# Campagnolo "Cement Steel" pedal axle



## Jesper (Nov 24, 2022)

I recently picked up a very nice set (appear to barely have been used, cages tips unscratched, straps unsoiled) Campy Triomphe pedals. I am finishing up a Guerciotti Sprint which specified Triomph and Victory components. I like these better than the Victory style due to the shaped pedal to left and right shoe. They look great from all angles!
I looked up the velobase entry and it mentions that the axle material is "cement steel" as descibed in the Campy catalog. I looked up the catalog where they appear (only found in 1986 bis. Catalog that I saw) and there is no mention of the axle material. The part numbers for the axles were the the same for Triomphe, Victory, and Gran Sport pedals (1986 catalog; not shown in 1986 bis.).

Upon researching "cement or blister steel" (are they the same?) it refers to rather old methods of introducing carbon into the steel.

Was this practice still being used in the 1980s for production of axles and the like? Has anyone seen the Campy catalog that mentions this detail or technique? Just my curiousity

I have seen some things in velobase that are incorrect or assumptions based on best knowledge at hand so I take things with a grain of salt; but the specific reference to a material type sourced from a manufacturer's catalog should be accurate regardless of what Campy actually means by "cement steel" (unless it was a "lost in translation" error).

I appreciate any light that can be shed on this subject. Any ideas @bulldog1935 ?


----------



## bulldog1935 (Nov 25, 2022)

Easy question for a metallurgist..
If you look at increasing carbon in a steel (Fe-C) phase diagram. .
Cementite is *a metastable phase of this alloy with a fixed composition of Fe3C*.


 

Cementite is the hardening phase in steel, and cement steel means the composition is high-carbon (at or above the eutectoid composition of 0.7%C).
Cooling the eutectoid composition from white hot transforms the metal grains to parallel plates of ferrite and cementite for maximum toughness.
The eutectoid steel microstructure does not contain soft grains of free ferrite (alpha iron), and especially for wear resistance, higher-than-eutectoid carbon steel contains grains of hard cementite.


----------



## Jesper (Nov 25, 2022)

Everything you said makes sense and is understandable.
So this method is still a common practice used in modern applications?

 I would assume Campy uses that method for all their axles.
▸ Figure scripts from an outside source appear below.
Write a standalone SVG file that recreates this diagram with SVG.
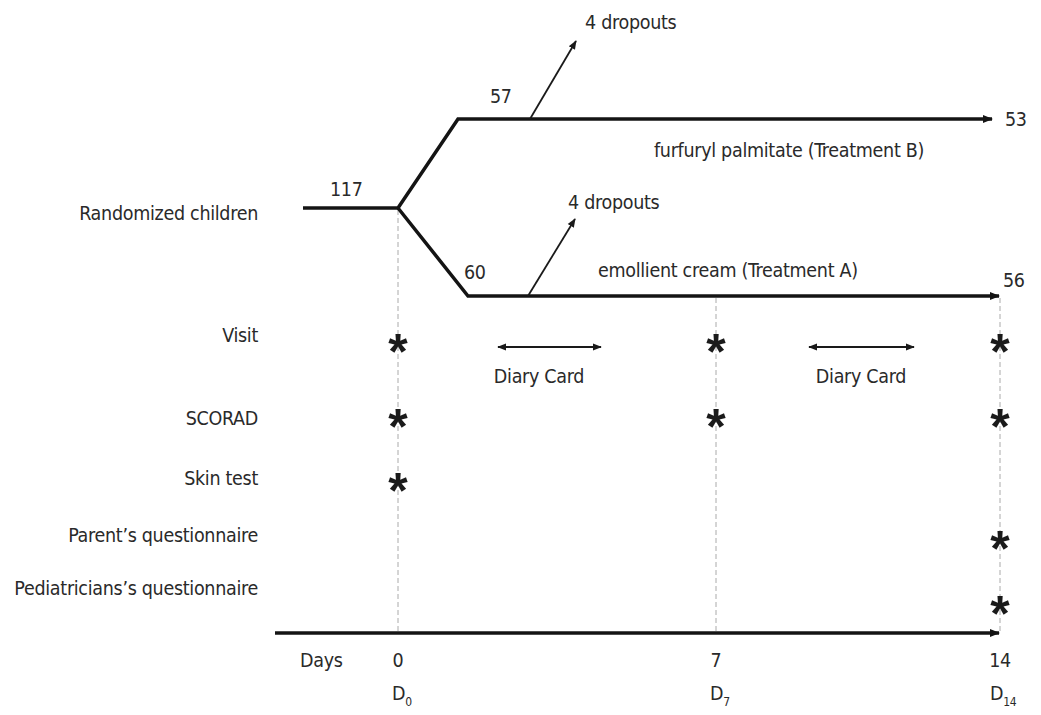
<svg xmlns="http://www.w3.org/2000/svg" width="1041" height="715" viewBox="0 0 1041 715">
<style>
text{font-family:"DejaVu Sans Condensed","Liberation Sans",sans-serif;font-size:19.5px;fill:#2a2a2a;letter-spacing:-0.3px}
.r{text-anchor:end}
.m{text-anchor:middle}
.ast{font-family:"Liberation Sans",sans-serif;font-weight:bold;font-size:50px;text-anchor:middle;fill:#1a1a1a;letter-spacing:0}
.thick{stroke:#141414;stroke-width:3.5;fill:none;stroke-linejoin:miter}
.thin{stroke:#1a1a1a;stroke-width:1.8;fill:none}
.dash{stroke:#aaa;stroke-width:1;stroke-dasharray:5 3;fill:none}
</style>
<defs>
<marker id="ah" viewBox="0 0 10 10" refX="9" refY="5" markerWidth="10" markerHeight="10" markerUnits="userSpaceOnUse" orient="auto-start-reverse">
<path d="M0,1 L10,5 L0,9 z" fill="#141414"/>
</marker>
<marker id="ahs" viewBox="0 0 10 10" refX="9" refY="5" markerWidth="9" markerHeight="9" markerUnits="userSpaceOnUse" orient="auto-start-reverse">
<path d="M0,1 L10,5 L0,9 z" fill="#1a1a1a"/>
</marker>
</defs>
<g id="connectors">
<line class="dash" x1="398" y1="210" x2="398" y2="633"/>
<line class="dash" x1="716" y1="298" x2="716" y2="633"/>
<line class="dash" x1="1000" y1="298" x2="1000" y2="633"/>
<polyline class="thick" points="303,208 398,208 458,119 992,119" marker-end="url(#ah)"/>
<polyline class="thick" points="398,208 468,296 999,296" marker-end="url(#ah)"/>
<line class="thin" x1="530" y1="119" x2="576" y2="41" marker-end="url(#ahs)"/>
<line class="thin" x1="528" y1="296" x2="575" y2="219" marker-end="url(#ahs)"/>
<line class="thin" x1="498" y1="347" x2="601" y2="347" marker-start="url(#ahs)" marker-end="url(#ahs)"/>
<line class="thin" x1="809" y1="347" x2="914" y2="347" marker-start="url(#ahs)" marker-end="url(#ahs)"/>
<line class="thick" x1="275" y1="633" x2="999" y2="633" marker-end="url(#ah)"/>
</g>
<g id="labels-left">
<text class="r" x="258" y="220">Randomized children</text>
<text class="r" x="258" y="342">Visit</text>
<text class="r" x="258" y="425">SCORAD</text>
<text class="r" x="258" y="485">Skin test</text>
<text class="r" x="258" y="542">Parent’s questionnaire</text>
<text class="r" x="258" y="595">Pediatricians’s questionnaire</text>
</g>
<g id="flow-labels">
<text x="330" y="196">117</text>
<text x="490" y="103">57</text>
<text x="585" y="29">4 dropouts</text>
<text x="654" y="157">furfuryl palmitate (Treatment B)</text>
<text x="1005" y="126">53</text>
<text x="464" y="279">60</text>
<text x="568" y="209">4 dropouts</text>
<text x="598" y="277">emollient cream (Treatment A)</text>
<text x="1003" y="287">56</text>
</g>
<g id="diary">
<text class="m" x="539" y="383">Diary Card</text>
<text class="m" x="861" y="383">Diary Card</text>
</g>
<g id="asterisks">
<text class="ast" x="398" y="369">*</text>
<text class="ast" x="398" y="444">*</text>
<text class="ast" x="398" y="508">*</text>
<text class="ast" x="716" y="369">*</text>
<text class="ast" x="716" y="444">*</text>
<text class="ast" x="1000" y="369">*</text>
<text class="ast" x="1000" y="444">*</text>
<text class="ast" x="1000" y="566">*</text>
<text class="ast" x="1000" y="631">*</text>
</g>
<g id="axis-labels">
<text x="300" y="667">Days</text>
<text class="m" x="398" y="667">0</text>
<text class="m" x="716" y="667">7</text>
<text class="m" x="1000" y="667">14</text>
<text x="392" y="700">D<tspan font-size="12" dy="6">0</tspan></text>
<text x="710" y="700">D<tspan font-size="12" dy="6">7</tspan></text>
<text x="990" y="700">D<tspan font-size="12" dy="6">14</tspan></text>
</g>
</svg>
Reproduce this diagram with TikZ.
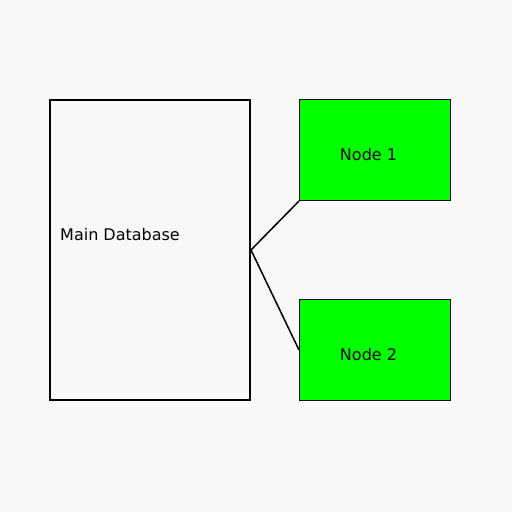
\documentclass[tikz,border=0pt]{standalone}
\usepackage{fontspec}
\setmainfont{DejaVu Sans}
\definecolor{bg}{RGB}{248,248,248}
\definecolor{nodegreen}{RGB}{0,255,0}
\begin{document}
\begin{tikzpicture}[x=1pt,y=-1pt,
  dbbox/.style={draw=black,line width=2pt,minimum width=200pt,minimum height=300pt,inner sep=0pt},
  greenbox/.style={draw=black,line width=1pt,fill=nodegreen,minimum width=151pt,minimum height=101pt,inner sep=0pt},
  lbl/.style={inner sep=0pt,font=\fontsize{16pt}{19pt}\selectfont},
  conn/.style={draw=black,line width=1.5pt}]
\fill[bg] (0,0) rectangle (512,512);
\useasboundingbox (0,0) rectangle (512,512);
\node[dbbox] (main) at (150,250) {};
\node[lbl,anchor=west] (mainlabel) at (60,234.5) {Main Database};
\node[greenbox] (n1) at (375,150) {};
\node[lbl] (n1label) at (368.5,154.5) {Node 1};
\node[greenbox] (n2) at (375,350) {};
\node[lbl] (n2label) at (368.5,354.5) {Node 2};
\draw[conn] (main.east) -- (n1.south west);
\draw[conn] (main.east) -- (n2.west);
\end{tikzpicture}
\end{document}
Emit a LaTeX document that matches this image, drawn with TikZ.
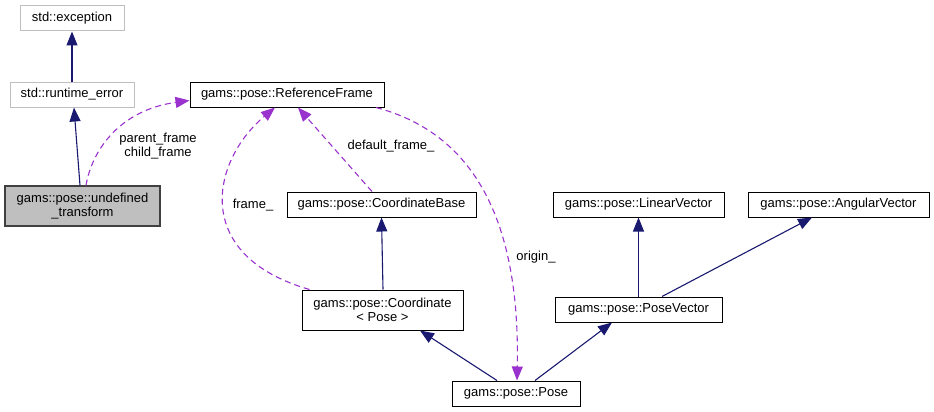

I would like to find out where it was mentioned in catalog or brochure since the only mention of "cement steel" is on velobase and only for these particular pedals even though the axle shares the same part number with 2 other models of pedals.


----------



## Jesper (Nov 25, 2022)

I guess the down side of this pedal design is the fact that if the "ridge" for the cleat is worn out there is no replacing it due it being molded into the entire platform.


----------



## bulldog1935 (Nov 25, 2022)

Those were aero pedals of the period, built for exclusive use with toe clips.  They shouldn't be a surprise.
Toe clips have been out of vogue since the '90s, and clip-in so-called "clipless" pedals - the ones where the guys fall over when they stop. 

Quenched and tempered alloy steels get their properties at somewhat lower carbon, and a different type of cooling transformation, tool steels use higher carbon, but wear resistance is always about high uniform surface hardness without soft spots.  Carburizing is one way to have a tough core and a high-cementite with zero ferrite content in the surface wear layer.


Modern type III anodizing gives lightweight alloy shafts (and gears) usable wear hardness.
Many modern pedals with cartridge bearings simply offer replacement shafts/kits and rebuild services when your pedals begin to click.


----------